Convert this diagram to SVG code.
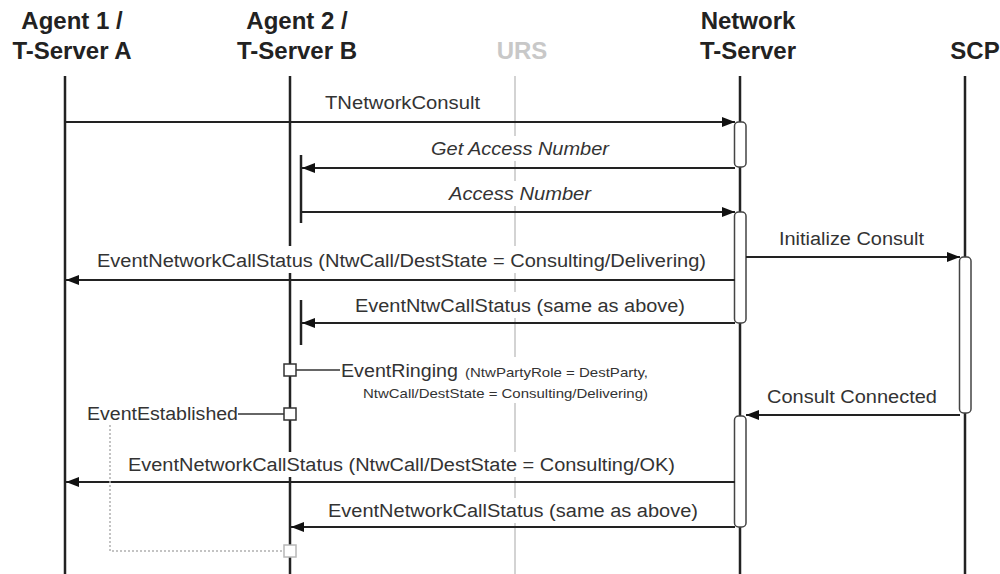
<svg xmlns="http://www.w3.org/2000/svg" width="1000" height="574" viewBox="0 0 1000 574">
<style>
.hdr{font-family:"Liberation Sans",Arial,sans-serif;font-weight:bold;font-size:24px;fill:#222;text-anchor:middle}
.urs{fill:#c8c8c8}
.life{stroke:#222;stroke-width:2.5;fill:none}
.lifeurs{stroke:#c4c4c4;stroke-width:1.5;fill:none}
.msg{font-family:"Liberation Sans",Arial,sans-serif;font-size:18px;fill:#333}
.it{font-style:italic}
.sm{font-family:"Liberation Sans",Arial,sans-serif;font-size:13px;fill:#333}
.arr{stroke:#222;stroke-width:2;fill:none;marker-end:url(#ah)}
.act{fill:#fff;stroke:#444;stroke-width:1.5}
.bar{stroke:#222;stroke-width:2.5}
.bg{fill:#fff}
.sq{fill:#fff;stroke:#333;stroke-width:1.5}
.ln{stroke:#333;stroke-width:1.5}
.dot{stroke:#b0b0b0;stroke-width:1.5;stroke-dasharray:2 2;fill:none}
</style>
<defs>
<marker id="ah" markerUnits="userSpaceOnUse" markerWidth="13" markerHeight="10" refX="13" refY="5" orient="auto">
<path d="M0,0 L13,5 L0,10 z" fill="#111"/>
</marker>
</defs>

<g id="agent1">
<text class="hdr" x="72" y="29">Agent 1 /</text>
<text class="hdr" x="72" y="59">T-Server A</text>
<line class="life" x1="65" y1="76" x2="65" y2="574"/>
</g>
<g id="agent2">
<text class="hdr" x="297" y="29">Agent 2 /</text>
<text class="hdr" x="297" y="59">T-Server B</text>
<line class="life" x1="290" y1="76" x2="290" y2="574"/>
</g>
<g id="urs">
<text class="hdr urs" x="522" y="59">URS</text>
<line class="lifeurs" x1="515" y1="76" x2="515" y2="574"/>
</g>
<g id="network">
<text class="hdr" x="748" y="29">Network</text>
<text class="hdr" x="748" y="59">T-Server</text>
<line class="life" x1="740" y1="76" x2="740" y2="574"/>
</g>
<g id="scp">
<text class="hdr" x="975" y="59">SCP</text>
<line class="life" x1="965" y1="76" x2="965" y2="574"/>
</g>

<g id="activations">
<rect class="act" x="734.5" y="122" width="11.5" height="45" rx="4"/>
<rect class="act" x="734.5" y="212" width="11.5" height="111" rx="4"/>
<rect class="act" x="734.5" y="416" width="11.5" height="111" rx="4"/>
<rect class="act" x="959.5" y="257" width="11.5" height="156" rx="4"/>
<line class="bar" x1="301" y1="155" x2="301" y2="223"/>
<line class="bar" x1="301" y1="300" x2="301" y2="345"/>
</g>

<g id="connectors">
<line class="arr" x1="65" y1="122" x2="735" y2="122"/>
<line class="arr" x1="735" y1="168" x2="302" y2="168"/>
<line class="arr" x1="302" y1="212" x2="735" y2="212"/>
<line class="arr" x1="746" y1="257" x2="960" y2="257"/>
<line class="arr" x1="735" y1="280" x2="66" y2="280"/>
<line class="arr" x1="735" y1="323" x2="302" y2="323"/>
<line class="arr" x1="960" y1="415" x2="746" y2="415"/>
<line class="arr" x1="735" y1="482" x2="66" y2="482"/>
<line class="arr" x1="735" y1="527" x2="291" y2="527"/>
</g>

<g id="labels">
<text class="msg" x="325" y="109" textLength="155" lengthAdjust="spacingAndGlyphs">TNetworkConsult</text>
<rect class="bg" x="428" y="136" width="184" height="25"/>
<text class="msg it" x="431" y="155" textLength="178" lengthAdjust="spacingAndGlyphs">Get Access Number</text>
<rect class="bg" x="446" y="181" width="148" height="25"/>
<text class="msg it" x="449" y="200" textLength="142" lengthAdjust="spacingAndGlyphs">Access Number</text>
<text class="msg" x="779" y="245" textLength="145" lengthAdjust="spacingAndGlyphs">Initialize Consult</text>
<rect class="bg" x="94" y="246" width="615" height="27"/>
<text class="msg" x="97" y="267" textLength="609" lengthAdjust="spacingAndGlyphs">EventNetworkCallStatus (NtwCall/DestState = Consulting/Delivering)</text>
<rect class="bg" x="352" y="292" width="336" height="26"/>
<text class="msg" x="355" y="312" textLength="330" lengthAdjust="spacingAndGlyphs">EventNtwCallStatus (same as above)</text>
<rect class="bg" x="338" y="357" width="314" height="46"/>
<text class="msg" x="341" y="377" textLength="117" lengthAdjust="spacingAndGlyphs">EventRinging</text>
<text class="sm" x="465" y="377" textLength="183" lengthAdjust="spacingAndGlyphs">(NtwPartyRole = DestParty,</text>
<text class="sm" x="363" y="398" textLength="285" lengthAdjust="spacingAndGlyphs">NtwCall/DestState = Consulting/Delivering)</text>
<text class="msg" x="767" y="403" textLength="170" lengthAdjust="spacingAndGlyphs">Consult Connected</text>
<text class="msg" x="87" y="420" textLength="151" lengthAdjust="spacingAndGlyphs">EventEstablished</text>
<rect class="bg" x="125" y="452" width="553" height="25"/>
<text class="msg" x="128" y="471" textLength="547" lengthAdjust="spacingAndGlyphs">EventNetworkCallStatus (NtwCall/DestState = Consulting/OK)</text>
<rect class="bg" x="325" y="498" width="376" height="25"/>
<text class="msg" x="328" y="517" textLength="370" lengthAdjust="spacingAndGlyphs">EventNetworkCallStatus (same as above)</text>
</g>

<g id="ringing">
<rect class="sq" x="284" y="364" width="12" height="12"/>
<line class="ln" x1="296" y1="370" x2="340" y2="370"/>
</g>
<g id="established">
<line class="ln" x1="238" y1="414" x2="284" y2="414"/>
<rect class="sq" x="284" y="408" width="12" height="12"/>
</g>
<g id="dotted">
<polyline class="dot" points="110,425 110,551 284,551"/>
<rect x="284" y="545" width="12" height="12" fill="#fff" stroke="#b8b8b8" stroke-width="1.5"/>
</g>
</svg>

Exercise prompt – Ignore the images and quote every line of the listing exactly.

Complete output –
Convert this diagram to SVG code.
<svg xmlns="http://www.w3.org/2000/svg" width="1000" height="574" viewBox="0 0 1000 574">
<style>
.hdr{font-family:"Liberation Sans",Arial,sans-serif;font-weight:bold;font-size:24px;fill:#222;text-anchor:middle}
.urs{fill:#c8c8c8}
.life{stroke:#222;stroke-width:2.5;fill:none}
.lifeurs{stroke:#c4c4c4;stroke-width:1.5;fill:none}
.msg{font-family:"Liberation Sans",Arial,sans-serif;font-size:18px;fill:#333}
.it{font-style:italic}
.sm{font-family:"Liberation Sans",Arial,sans-serif;font-size:13px;fill:#333}
.arr{stroke:#222;stroke-width:2;fill:none;marker-end:url(#ah)}
.act{fill:#fff;stroke:#444;stroke-width:1.5}
.bar{stroke:#222;stroke-width:2.5}
.bg{fill:#fff}
.sq{fill:#fff;stroke:#333;stroke-width:1.5}
.ln{stroke:#333;stroke-width:1.5}
.dot{stroke:#b0b0b0;stroke-width:1.5;stroke-dasharray:2 2;fill:none}
</style>
<defs>
<marker id="ah" markerUnits="userSpaceOnUse" markerWidth="13" markerHeight="10" refX="13" refY="5" orient="auto">
<path d="M0,0 L13,5 L0,10 z" fill="#111"/>
</marker>
</defs>

<g id="agent1">
<text class="hdr" x="72" y="29">Agent 1 /</text>
<text class="hdr" x="72" y="59">T-Server A</text>
<line class="life" x1="65" y1="76" x2="65" y2="574"/>
</g>
<g id="agent2">
<text class="hdr" x="297" y="29">Agent 2 /</text>
<text class="hdr" x="297" y="59">T-Server B</text>
<line class="life" x1="290" y1="76" x2="290" y2="574"/>
</g>
<g id="urs">
<text class="hdr urs" x="522" y="59">URS</text>
<line class="lifeurs" x1="515" y1="76" x2="515" y2="574"/>
</g>
<g id="network">
<text class="hdr" x="748" y="29">Network</text>
<text class="hdr" x="748" y="59">T-Server</text>
<line class="life" x1="740" y1="76" x2="740" y2="574"/>
</g>
<g id="scp">
<text class="hdr" x="975" y="59">SCP</text>
<line class="life" x1="965" y1="76" x2="965" y2="574"/>
</g>

<g id="activations">
<rect class="act" x="734.5" y="122" width="11.5" height="45" rx="4"/>
<rect class="act" x="734.5" y="212" width="11.5" height="111" rx="4"/>
<rect class="act" x="734.5" y="416" width="11.5" height="111" rx="4"/>
<rect class="act" x="959.5" y="257" width="11.5" height="156" rx="4"/>
<line class="bar" x1="301" y1="155" x2="301" y2="223"/>
<line class="bar" x1="301" y1="300" x2="301" y2="345"/>
</g>

<g id="connectors">
<line class="arr" x1="65" y1="122" x2="735" y2="122"/>
<line class="arr" x1="735" y1="168" x2="302" y2="168"/>
<line class="arr" x1="302" y1="212" x2="735" y2="212"/>
<line class="arr" x1="746" y1="257" x2="960" y2="257"/>
<line class="arr" x1="735" y1="280" x2="66" y2="280"/>
<line class="arr" x1="735" y1="323" x2="302" y2="323"/>
<line class="arr" x1="960" y1="415" x2="746" y2="415"/>
<line class="arr" x1="735" y1="482" x2="66" y2="482"/>
<line class="arr" x1="735" y1="527" x2="291" y2="527"/>
</g>

<g id="labels">
<text class="msg" x="325" y="109" textLength="155" lengthAdjust="spacingAndGlyphs">TNetworkConsult</text>
<rect class="bg" x="428" y="136" width="184" height="25"/>
<text class="msg it" x="431" y="155" textLength="178" lengthAdjust="spacingAndGlyphs">Get Access Number</text>
<rect class="bg" x="446" y="181" width="148" height="25"/>
<text class="msg it" x="449" y="200" textLength="142" lengthAdjust="spacingAndGlyphs">Access Number</text>
<text class="msg" x="779" y="245" textLength="145" lengthAdjust="spacingAndGlyphs">Initialize Consult</text>
<rect class="bg" x="94" y="246" width="615" height="27"/>
<text class="msg" x="97" y="267" textLength="609" lengthAdjust="spacingAndGlyphs">EventNetworkCallStatus (NtwCall/DestState = Consulting/Delivering)</text>
<rect class="bg" x="352" y="292" width="336" height="26"/>
<text class="msg" x="355" y="312" textLength="330" lengthAdjust="spacingAndGlyphs">EventNtwCallStatus (same as above)</text>
<rect class="bg" x="338" y="357" width="314" height="46"/>
<text class="msg" x="341" y="377" textLength="117" lengthAdjust="spacingAndGlyphs">EventRinging</text>
<text class="sm" x="465" y="377" textLength="183" lengthAdjust="spacingAndGlyphs">(NtwPartyRole = DestParty,</text>
<text class="sm" x="363" y="398" textLength="285" lengthAdjust="spacingAndGlyphs">NtwCall/DestState = Consulting/Delivering)</text>
<text class="msg" x="767" y="403" textLength="170" lengthAdjust="spacingAndGlyphs">Consult Connected</text>
<text class="msg" x="87" y="420" textLength="151" lengthAdjust="spacingAndGlyphs">EventEstablished</text>
<rect class="bg" x="125" y="452" width="553" height="25"/>
<text class="msg" x="128" y="471" textLength="547" lengthAdjust="spacingAndGlyphs">EventNetworkCallStatus (NtwCall/DestState = Consulting/OK)</text>
<rect class="bg" x="325" y="498" width="376" height="25"/>
<text class="msg" x="328" y="517" textLength="370" lengthAdjust="spacingAndGlyphs">EventNetworkCallStatus (same as above)</text>
</g>

<g id="ringing">
<rect class="sq" x="284" y="364" width="12" height="12"/>
<line class="ln" x1="296" y1="370" x2="340" y2="370"/>
</g>
<g id="established">
<line class="ln" x1="238" y1="414" x2="284" y2="414"/>
<rect class="sq" x="284" y="408" width="12" height="12"/>
</g>
<g id="dotted">
<polyline class="dot" points="110,425 110,551 284,551"/>
<rect x="284" y="545" width="12" height="12" fill="#fff" stroke="#b8b8b8" stroke-width="1.5"/>
</g>
</svg>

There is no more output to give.